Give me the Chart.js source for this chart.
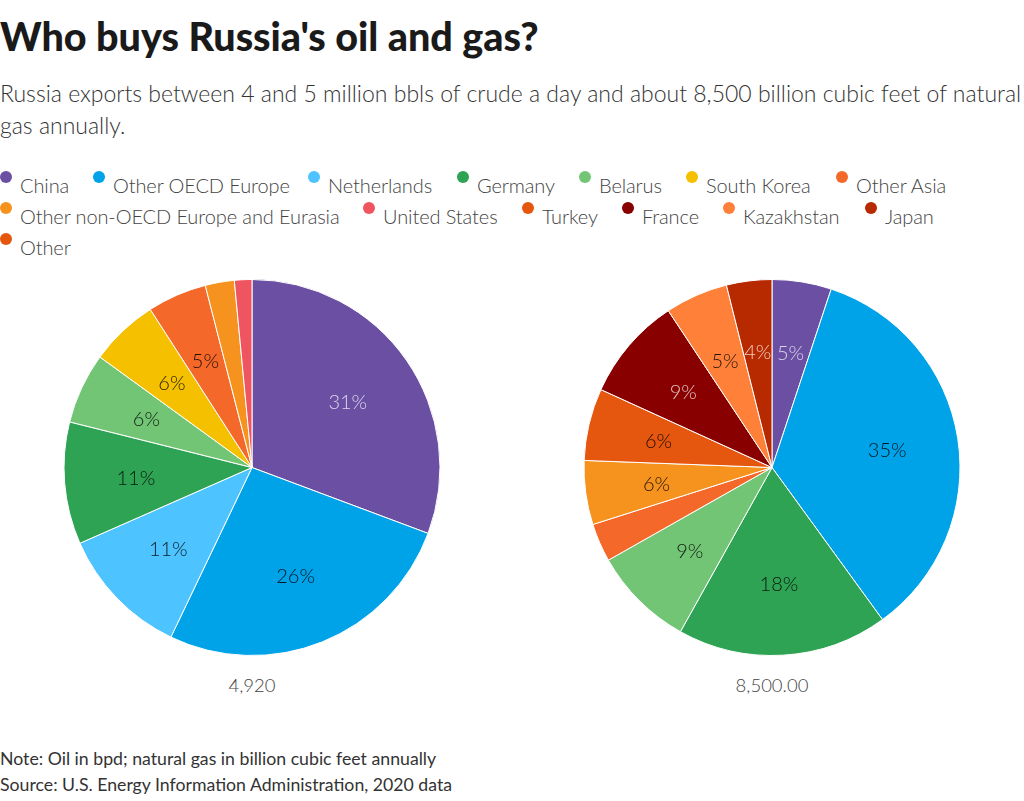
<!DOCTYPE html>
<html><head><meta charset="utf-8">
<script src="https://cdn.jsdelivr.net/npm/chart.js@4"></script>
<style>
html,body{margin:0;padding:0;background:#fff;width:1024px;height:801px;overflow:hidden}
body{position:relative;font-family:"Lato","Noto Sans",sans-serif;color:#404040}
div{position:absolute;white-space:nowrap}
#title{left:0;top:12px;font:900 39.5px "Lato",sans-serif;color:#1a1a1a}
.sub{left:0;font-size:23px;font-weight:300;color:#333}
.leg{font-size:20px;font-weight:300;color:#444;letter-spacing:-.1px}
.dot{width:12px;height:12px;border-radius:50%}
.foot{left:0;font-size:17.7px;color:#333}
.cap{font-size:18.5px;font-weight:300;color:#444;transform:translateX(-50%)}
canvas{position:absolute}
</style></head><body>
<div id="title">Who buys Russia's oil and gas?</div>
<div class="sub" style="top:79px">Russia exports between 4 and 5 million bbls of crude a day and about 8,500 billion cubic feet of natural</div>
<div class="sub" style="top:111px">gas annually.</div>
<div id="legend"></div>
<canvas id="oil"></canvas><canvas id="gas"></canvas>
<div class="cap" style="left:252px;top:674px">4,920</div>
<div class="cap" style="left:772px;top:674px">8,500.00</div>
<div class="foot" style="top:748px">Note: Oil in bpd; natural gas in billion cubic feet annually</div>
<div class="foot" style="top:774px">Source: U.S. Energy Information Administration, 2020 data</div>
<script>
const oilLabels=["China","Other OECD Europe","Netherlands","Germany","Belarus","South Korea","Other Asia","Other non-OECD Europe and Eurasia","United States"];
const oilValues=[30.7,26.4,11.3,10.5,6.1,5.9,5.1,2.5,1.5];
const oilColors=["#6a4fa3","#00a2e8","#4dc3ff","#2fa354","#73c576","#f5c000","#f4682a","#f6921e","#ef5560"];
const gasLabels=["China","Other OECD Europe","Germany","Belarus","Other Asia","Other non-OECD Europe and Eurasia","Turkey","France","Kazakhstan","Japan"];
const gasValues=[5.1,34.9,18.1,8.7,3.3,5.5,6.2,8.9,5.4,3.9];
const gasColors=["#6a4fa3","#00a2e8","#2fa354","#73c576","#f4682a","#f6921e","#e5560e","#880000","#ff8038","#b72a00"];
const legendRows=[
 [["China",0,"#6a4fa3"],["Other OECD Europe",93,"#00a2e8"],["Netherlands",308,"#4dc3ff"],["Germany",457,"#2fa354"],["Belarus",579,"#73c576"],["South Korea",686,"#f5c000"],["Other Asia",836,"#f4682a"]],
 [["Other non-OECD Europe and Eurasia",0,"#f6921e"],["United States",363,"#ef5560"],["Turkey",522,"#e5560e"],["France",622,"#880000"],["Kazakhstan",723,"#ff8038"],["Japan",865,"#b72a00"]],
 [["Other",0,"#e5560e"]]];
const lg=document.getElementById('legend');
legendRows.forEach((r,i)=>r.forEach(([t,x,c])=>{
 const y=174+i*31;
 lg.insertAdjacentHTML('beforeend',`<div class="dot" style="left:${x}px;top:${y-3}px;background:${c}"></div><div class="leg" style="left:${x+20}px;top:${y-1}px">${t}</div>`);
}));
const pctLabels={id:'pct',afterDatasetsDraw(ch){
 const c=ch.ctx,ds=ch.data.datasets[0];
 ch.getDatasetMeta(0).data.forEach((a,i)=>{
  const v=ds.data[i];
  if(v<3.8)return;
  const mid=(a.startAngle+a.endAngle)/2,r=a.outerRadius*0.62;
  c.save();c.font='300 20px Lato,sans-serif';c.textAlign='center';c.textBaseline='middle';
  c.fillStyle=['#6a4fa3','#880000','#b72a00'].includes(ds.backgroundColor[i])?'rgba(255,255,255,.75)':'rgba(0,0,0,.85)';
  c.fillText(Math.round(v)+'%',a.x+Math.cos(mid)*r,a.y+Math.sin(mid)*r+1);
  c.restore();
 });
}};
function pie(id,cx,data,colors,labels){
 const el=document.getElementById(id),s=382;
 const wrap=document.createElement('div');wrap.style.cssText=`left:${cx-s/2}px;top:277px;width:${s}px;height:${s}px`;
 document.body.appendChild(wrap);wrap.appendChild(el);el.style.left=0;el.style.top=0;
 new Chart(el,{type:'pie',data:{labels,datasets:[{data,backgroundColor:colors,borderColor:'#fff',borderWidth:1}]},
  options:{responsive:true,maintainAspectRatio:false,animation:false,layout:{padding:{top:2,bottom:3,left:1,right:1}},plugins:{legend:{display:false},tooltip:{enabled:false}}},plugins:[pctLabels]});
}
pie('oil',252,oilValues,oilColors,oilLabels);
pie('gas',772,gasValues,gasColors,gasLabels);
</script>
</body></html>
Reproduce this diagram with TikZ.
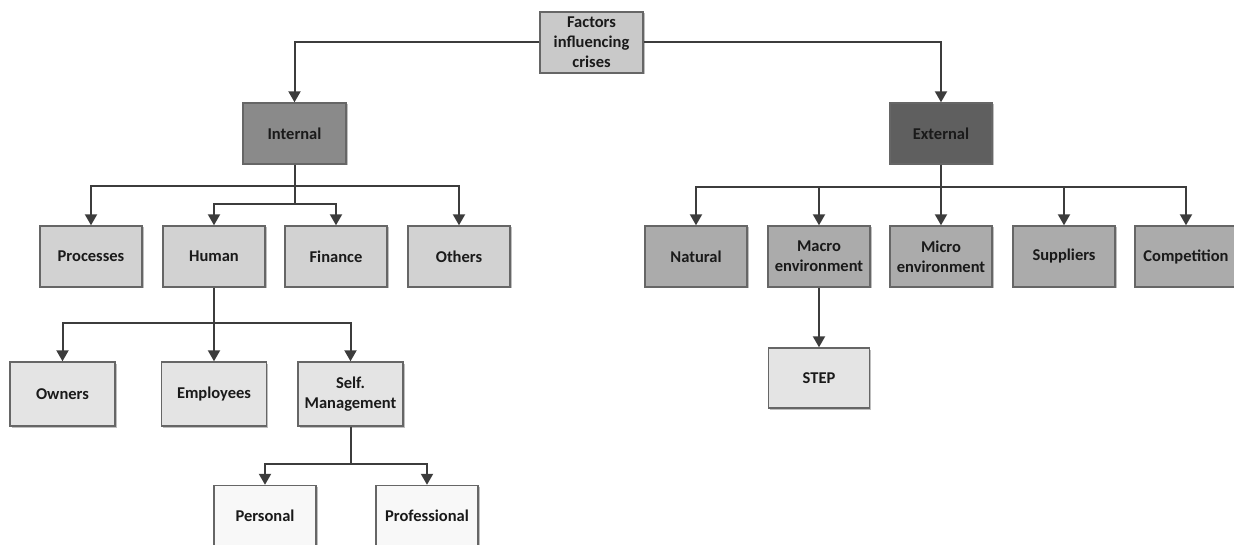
****
| The request |
Copy every line of the listing containing the string "this".

| Written response |
Give me the Chart.js source for this chart.
Reproduce this diagram with TikZ.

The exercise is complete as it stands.